Бидер Майер сделал было попытку удалиться, но ван Штанген пресек это намерение.

– Стоять! И доложить, каким образом была разрушена плотина.

– Никто не знает, ваша милость! Ночью было дело, все спали, у нас люди порядочные, по ночам не шляются, не то что в городах!

– И никто ничего не видел?

– Святая правда, ваша милость!

– Так с чего вы взяли, уроды сиволапые, что плотину разрушили, а не просто водой ее размыло? – голос ван Штангена был ровен, но в нем слышалась ярость.

– А как же иначе, ваша милость? Когда заливать-то нас стало, те бревна, что плотину крепили… их же водой наверх вынесло, так? Ну, и видно, что топором их рубили. Может, это они, те самые, с лесосеки, безобразничают. А вы нас наказывать хотели.

Итак, правота ван Штангена вновь подтвердилась. Но он никак не выразил торжества по этому поводу.

– Что-то парни мои долго возятся. Не соблаговолите ли, милиса, посмотреть, что там происходит?

Возможно, ему нужен был предлог удалить меня, чтоб опросить старосту без посторонних. Вряд ли он считал меня способной залезть на крышу его возка. Но мне и впрямь было любопытно посмотреть на сражение при Бальзамине.
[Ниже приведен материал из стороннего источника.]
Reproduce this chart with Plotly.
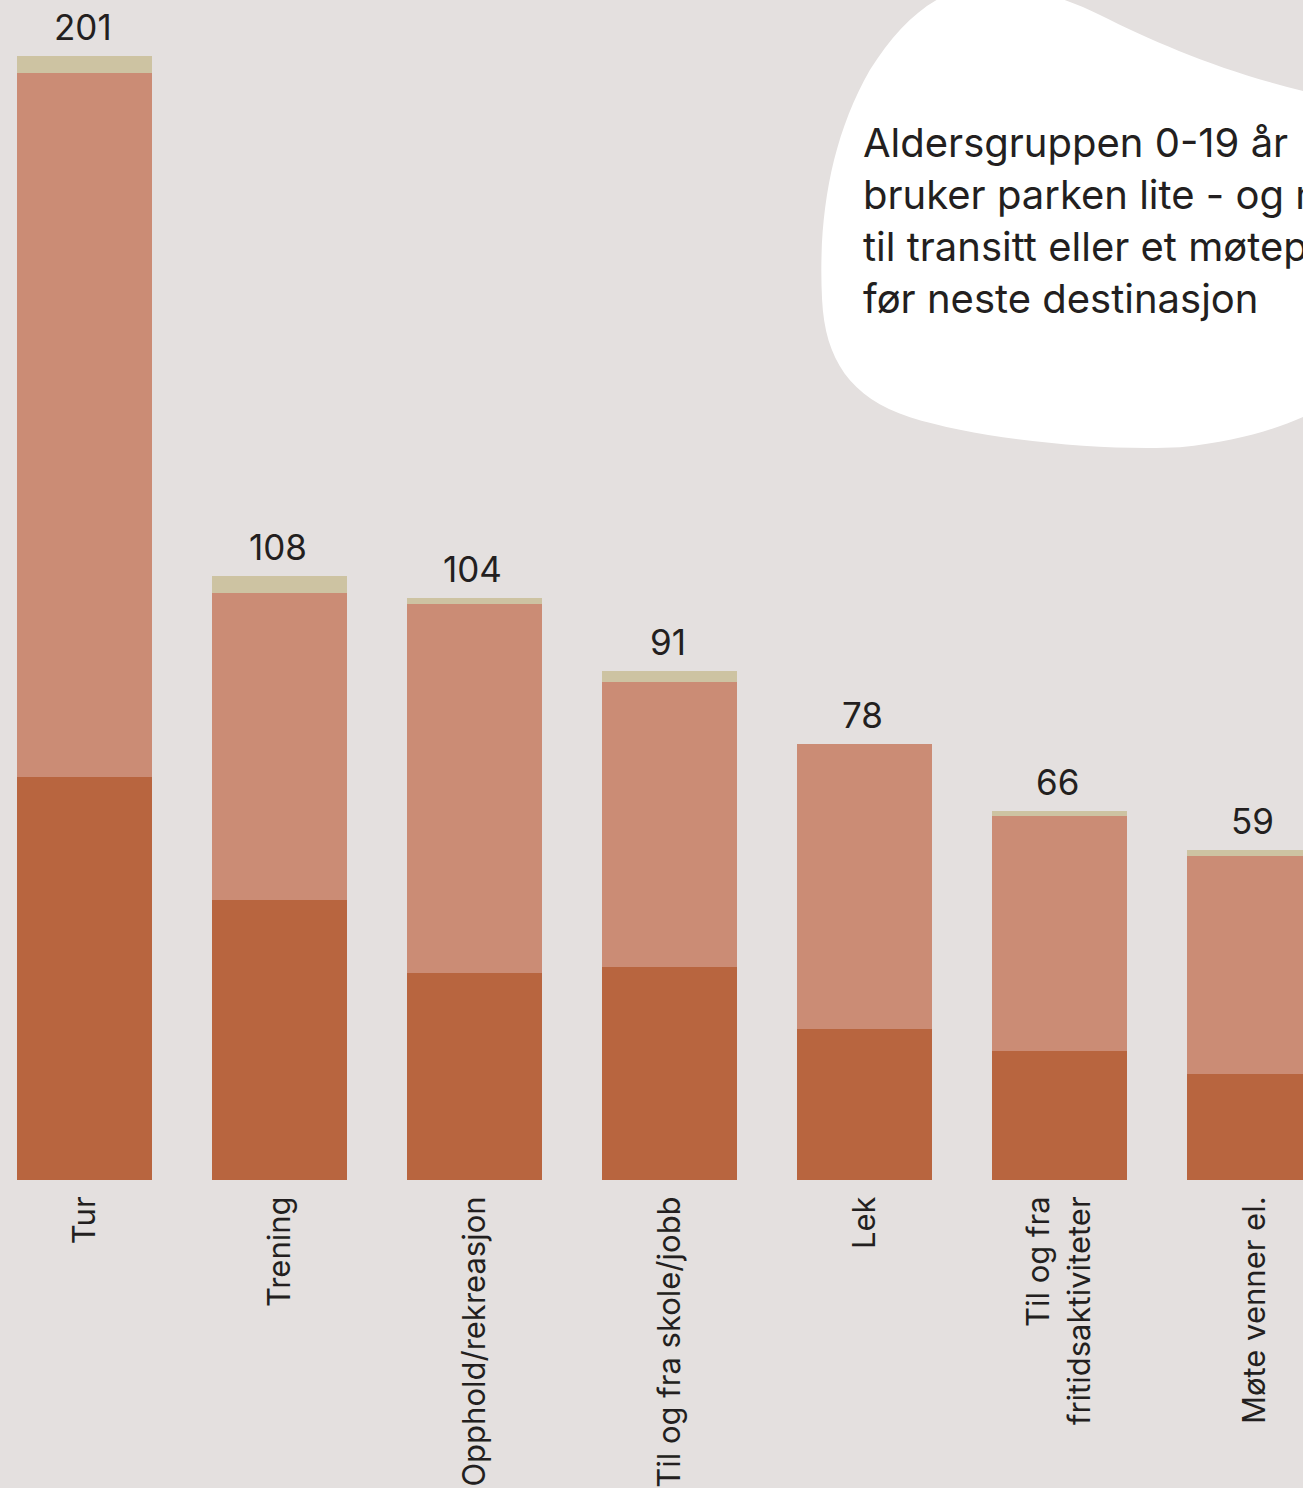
import plotly.graph_objects as go

categories = ["Tur", "Trening", "Opphold/rekreasjon", "Til og fra skole/jobb",
              "Lek", "Til og fra<br>fritidsaktiviteter", "Møte venner el."]
dark_vals = [72, 50, 37, 38, 27, 23, 19]
light_vals = [126, 55, 66, 51, 51, 42, 39]
beige_vals = [3, 3, 1, 2, 0, 1, 1]
totals = [201, 108, 104, 91, 78, 66, 59]

blob_lines = ["Aldersgruppen 0-19 år",
              "bruker parken lite - og mest",
              "til transitt eller et møtepunkt",
              "før neste destinasjon"]

BG = "#e4e0df"
FONT = "Inter, Lato, sans-serif"
TXT = "#231f20"

W, H = 1303, 1488
PLOT_H = 1182

fig = go.Figure()
fig.add_bar(x=categories, y=dark_vals, marker_color="#b8653f", marker_line_width=0)
fig.add_bar(x=categories, y=light_vals, marker_color="#cb8c75", marker_line_width=0)
fig.add_bar(x=categories, y=beige_vals, marker_color="#cdc3a2", marker_line_width=0)

for c, t in zip(categories, totals):
    fig.add_annotation(x=c, y=t, text=str(t), showarrow=False, yanchor="bottom",
                       yshift=6, xshift=-2, font=dict(family=FONT, size=35, color=TXT))

# blob outline (pixel coords -> paper)
def P(px, py):
    return f"{px / W:.4f},{1 - py / PLOT_H:.4f}"

path = (
    f"M {P(960, -10)} "
    f"C {P(1010, -20)} {P(1060, -5)} {P(1100, 15)} "
    f"C {P(1160, 45)} {P(1230, 75)} {P(1320, 95)} "
    f"L {P(1340, 100)} L {P(1340, 400)} "
    f"C {P(1300, 420)} {P(1260, 440)} {P(1180, 448)} "
    f"C {P(1100, 452)} {P(980, 440)} {P(910, 418)} "
    f"C {P(850, 398)} {P(825, 360)} {P(822, 300)} "
    f"C {P(818, 220)} {P(830, 140)} {P(870, 70)} "
    f"C {P(895, 30)} {P(925, 0)} {P(960, -10)} Z"
)
fig.add_shape(type="path", xref="paper", yref="paper", path=path,
              fillcolor="#ffffff", line_width=0, layer="above")

fig.add_annotation(x=861 / W, y=1 - 116 / PLOT_H, xref="paper", yref="paper",
                   xanchor="left", yanchor="top", align="left", showarrow=False,
                   text="<br>".join(blob_lines),
                   font=dict(family=FONT, size=40, color=TXT))

x0 = -84.5 / 195
fig.update_layout(
    width=W, height=H,
    barmode="stack", bargap=0.308,
    showlegend=False,
    paper_bgcolor=BG, plot_bgcolor=BG,
    margin=dict(l=0, r=0, t=0, b=H - PLOT_H, pad=0),
    xaxis=dict(range=[x0, x0 + W / 195], tickangle=-90, showgrid=False,
               showline=False, zeroline=False, ticks="outside", ticklen=3,
               tickcolor="rgba(0,0,0,0)",
               tickfont=dict(family=FONT, size=31, color=TXT)),
    yaxis=dict(range=[0, PLOT_H / 5.602], visible=False, showgrid=False),
)

fig.write_html("out.html", config={"displayModeBar": False},
               post_script="document.body.style.margin='0';document.body.style.background='%s';" % BG)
Я тронула поводья и поехала по направлению к лесной дороге. Для этого пришлось обогнуть невысокий холм, на котором стояла деревня (не будь холма, ее бы залило куда как основательнее).

Бальзаминские бауэры, сбившись в кучку, отступили с поля боя. Но возчики не проявили подобной законопослушности. Тех, кто работает в лесу, вообще отличает эта черта характера – даже в таком государстве, как герцогство Букиведенское. Вайн, Вайб и Гезанг держали оборону против восьмерых противников. Первоначально их было больше, но остальные валялись под телегами, оглушенные.